The JRC decision will, of course, be based on detailed cost/benefit analyses. And those costs present a major problem to FAA. But a consortium of major industry suppliers, working together as "Project Mercury," is understood to have raised an intriguing possibility. Industry sources suggest that the Mercury team may have proposed to FAA that it could undertake the nationwide implementation of ADS-B and then offer it to the agency under a turnkey arrangement, thereby relieving FAA of a very large capital investment.
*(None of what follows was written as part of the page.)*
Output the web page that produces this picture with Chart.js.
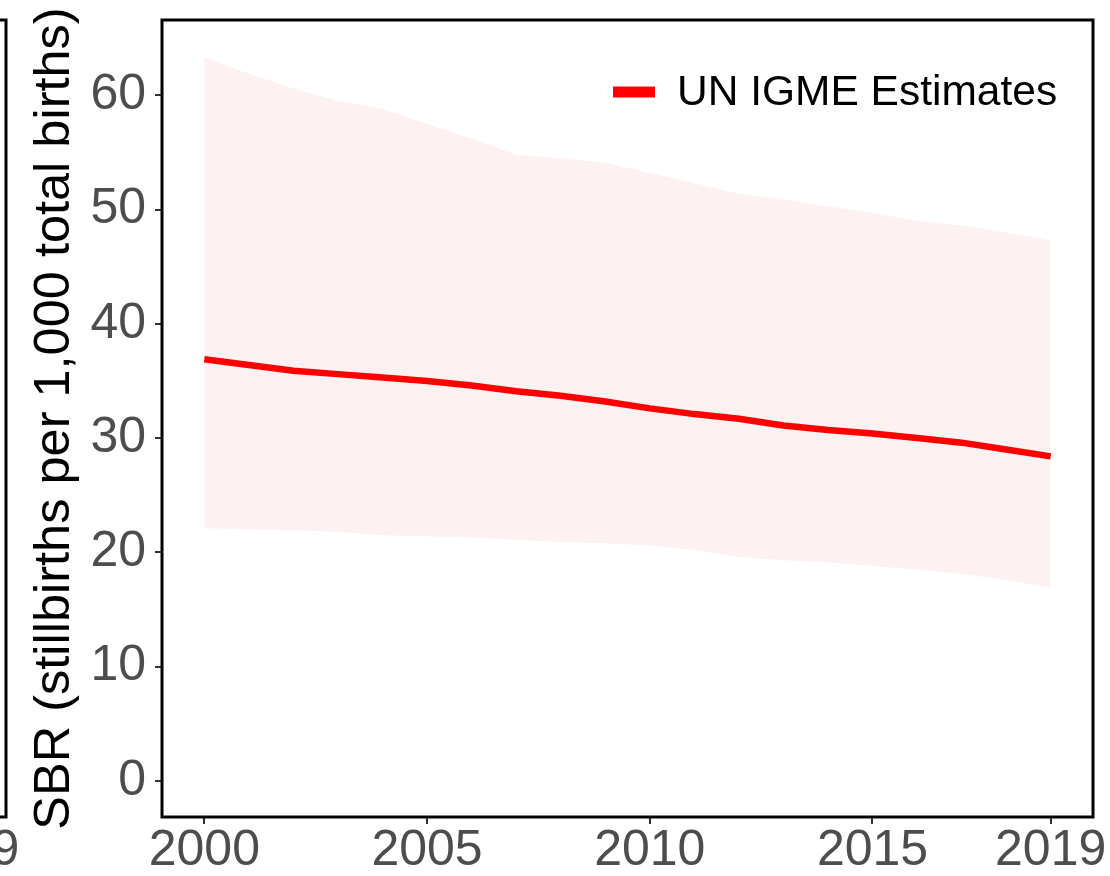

While unconfirmed, the concept is thought to be part of a larger, closely guarded, Mercury proposal, which also would include provision of a nationwide controller pilot data link communications (CPDLC) network, together with transition to a digital communications environment. Both of these have been on FAA’s wish list but were considered unaffordable.
Future teaming of major industry players for specific, multibillion-dollar, government programs under the newly minted "co-opetition" philosophy was announced at the annual convention of the Air Traffic Control Association in September 2005. Industry insiders feel that ADS-B could provide an excellent launching pad for the concept.